As for an update on the things I scheduled to do, technically speaking, I guess I didn't eat reasonably because I didn't eat at all. I actually just straight up didn't have any appetite, so I didn't eat for like 48 hours. And then after that, I did eat reasonably, if anything, like, healthily, below 2K calories. I think my personal hygiene slipped for one day when I was fully bedridden. I guess most of that ties to like, time of day signal, and to be honest, my internal clock is cooked. I have no clue what time of day it is right now. I mean, right now, it feels like noon, um, but I look to the top right of my screen and it says 8:23 a.m.

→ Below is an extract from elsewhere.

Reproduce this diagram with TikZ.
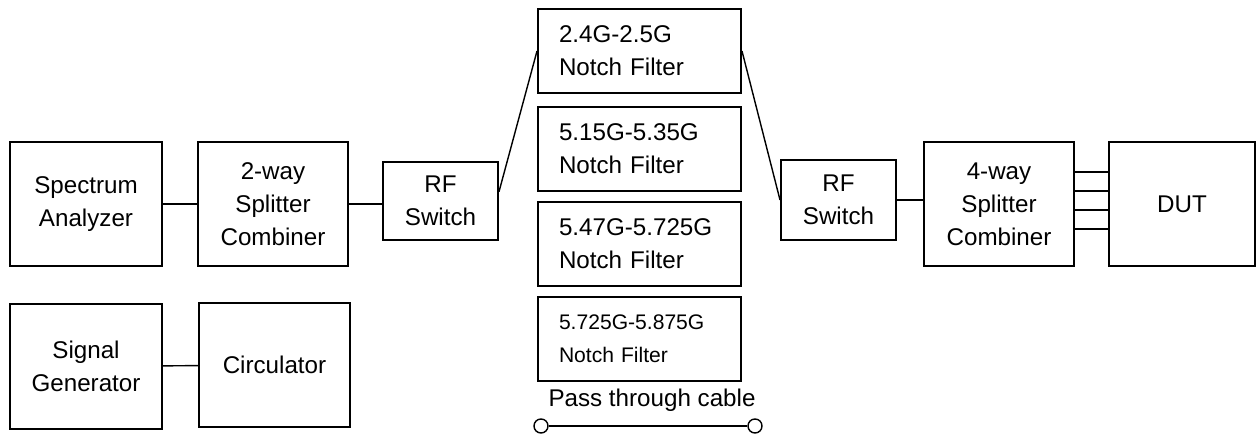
\documentclass[tikz,border=0pt]{standalone}
\usepackage{fontspec}
\setmainfont{Liberation Sans}
\usetikzlibrary{calc}
\begin{document}
\begin{tikzpicture}[
      every node/.style={font=\fontsize{17.2}{23.5}\selectfont},
      block/.style={draw, line width=1.4pt, minimum height=3.1cm, minimum width=3.75cm, align=center},
      switch/.style={draw, line width=1.4pt, minimum height=1.95cm, minimum width=2.875cm, align=center},
      notch/.style={draw, line width=1.4pt, minimum height=2.1cm, text width=4.025cm, inner xsep=0.525cm, align=left},
      port/.style={draw, circle, line width=1pt, inner sep=0pt, minimum size=0.35cm},
      wire/.style={line width=1pt},
    ]
    \useasboundingbox (0,0) rectangle (31.4,10.925);

    \node[block, minimum width=3.8cm] (analyzer) at (2.15,5.825) {Spectrum\\Analyzer};
    \node[block] (split2) at (6.825,5.825) {2-way\\Splitter\\Combiner};
    \node[switch] (swA) at (11.0125,5.9) {RF\\Switch};

    \node[notch] (nf1) at (15.9875,9.65) {2.4G-2.5G\\Notch Filter};
    \node[notch] (nf2) at (15.9875,7.2) {5.15G-5.35G\\Notch Filter};
    \node[notch] (nf3) at (15.9875,4.825) {5.47G-5.725G\\Notch Filter};
    \node[notch, font=\fontsize{15}{23.5}\selectfont] (nf4) at (15.9875,2.45) {5.725G-5.875G\\Notch Filter};

    \node[switch, minimum height=2cm] (swB) at (20.9625,5.925) {RF\\Switch};
    \node[block] (split4) at (24.975,5.825) {4-way\\Splitter\\Combiner};
    \node[block, minimum width=3.65cm] (dut) at (29.55,5.825) {DUT};

    \node[block, minimum width=3.8cm, minimum height=3.125cm] (siggen) at (2.15,1.7625) {Signal\\Generator};
    \node[block, minimum width=3.775cm] (circ) at (6.8625,1.8) {Circulator};

    \node (cable) at (16.3,0.925) {Pass through cable};
    \node[port] (portA) at (13.525,0.275) {};
    \node[port] (portB) at (18.875,0.275) {};

    \draw[wire] (analyzer) -- (split2);
    \draw[wire] (split2.east) -- (split2.east -| swA.west);
    \draw[wire] (swA.9) -- (nf1.west);
    \draw[wire] (nf1.east) -- (swB.west);
    \draw[wire] (swB.east) -- (swB.east -| split4.west);
    \foreach \dy in {0.8,0.325,-0.15,-0.625}
      \draw[wire] ($(split4.east)+(0,\dy)$) -- ($(dut.west)+(0,\dy)$);
    \draw[wire] (siggen) -- (circ);
    \draw[wire] (portA) -- (portB);

  \end{tikzpicture}
\end{document}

It's a bit of an interesting reflection. I remember, like, on Saturday, or maybe it was Friday, I forget. No, it was Saturday. Yeah, it was Saturday. Um, when I wrote, like, I had to do those things, I thought it was pretty funny because it really did feel binding. Like, I don't know why. I guess it's like because there was an external factor being attached to it. Like, I had to do it. Like, no matter what I did, it was like very concrete and top of mind. Like, I was not allowed to forget about it. And it was just, it was a very interesting feeling. It wasn't like a high amount of pressure, but it was like, it was like solid pressure, not solid as in like a solid amount, but I guess it's hard to describe. It was basically a non-negotiable, which is very interesting. Compared to all the times I tried before, you know, just to make things easier, you know, the classic things, I never felt that compelled to do things. But I do today, which is funny.
for today
For today I think I will continue the trend of eating reasonably, being complete with my personal hygiene, I also need to finish my weekend chores that I did not do given I was knocked out on Sunday. I also need to get some cardio in. My mind is taking health more seriously after what I went through with that illness. I think that should complete my day, along with the splash of building and learning. I think my focus on learning today should be related to system design interviews. I had one previously and I got cooked! All of my knowledge was in reviewing AI code, that generating my own solutions, even at a high level was basically impossible... Embarassing.
last note
One more thing, I think I need to make a few improvements to this website:
- Turning my list of things I'm adding accountability on into an actual list, not lost in a paragraph, for readability.
- Fixing my writing, I might dump the dictations somewhere, but for a better reading experience I really need to clean things up, not hide it behind the excuse of rawness and authenticity.
But in classic procrastination fashion, I will do these sometime later, the workday is starting!